Expresso - 30 Jun 07

 

Raymond Aron no Estoril
JCEspada

Aron criticou a adesão dos intelectuais a uma fé secularista, com a qual procuravam substituir a fé cristã que tinham perdido


Entre domingo e terça-feira passada decorreu no Estoril o primeiro colóquio da Liberty Fund em Portugal. O tema escolhido foi ‘Liberdade e responsabilidade pessoal no pensamento de Raymond Aron’. Durante dois dias, em estrita clausura e absoluta pontualidade, dezasseis participantes e dois observadores - de Portugal, Europa e América - cruzaram argumentos e interrogações sobre cerca de 250 páginas de textos de Raymond Aron. O ponto de partida e de chegada, com vários outros temas pelo caminho, foi a crítica de Raymond Aron ao marxismo e ao que designou por “ópio dos intelectuais”. Uma parte dessa crítica é hoje muito conhecida. Os factos derrubaram de vez as pretensões científicas do marxismo e confirmaram o que Aron dissera há mais de cinquenta anos.

Mais intrigante foi o exacto significado atribuído por Aron à expressão ‘religião secular’ - com que designou o marxismo - e a sua defesa de uma postura céptica perante a acção política. Estava Aron a criticar as religiões em geral e a advogar um cepticismo filosófico global?

A minha interpretação não é essa. Aron - tal como Popper, Hayek e Oakeshott - estava a criticar a adesão dos intelectuais a uma fé secularista, com a qual procuravam substituir a fé cristã que tinham perdido. Mas, enquanto a fé cristã partia da imperfeição incontornável do homem e por isso excluía o alcance da perfeição na vida terrena, Marx e os marxismos propunham a salvação na terra.

Ao assentar na imperfeição do homem, a fé cristã abraça uma visão pluralista da vida social. A cidade do homem não pode igualar a cidade de Deus. Haverá sempre um hiato entre os nossos padrões morais e a nossa capacidade de os realizar. A moral será por isso dotada de uma autonomia que não é subsumível na esfera política, ou da ciência, ou mesmo da arte. Deste pluralismo emerge uma tensão e uma conversação sempre inacabada que constitui talvez o elemento mais distintivo e mais dinâmico da civilização ocidental: está aí a raiz da liberdade e responsabilidade pessoal.

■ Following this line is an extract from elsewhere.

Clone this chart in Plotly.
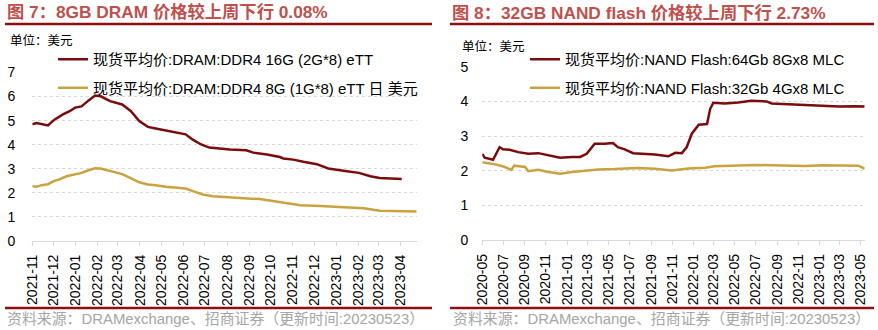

Marx, pelo contrário, procurou criar uma ideologia monista e total em que moral, ciência e sentido da história são reconciliadas num projecto de salvação através da acção política. O resultado mais trágico e duradouro desta arrogância racionalista fatal foi a abolição do pluralismo e, em particular, da autonomia da moral. Transformada em instrumento da acção política, a moral marxista transforma-se em relativismo total. O cepticismo racionalista dá lugar ao niilismo e, com ele, ao fanatismo. Este, creio, era o ópio dos intelectuais denunciado por Aron.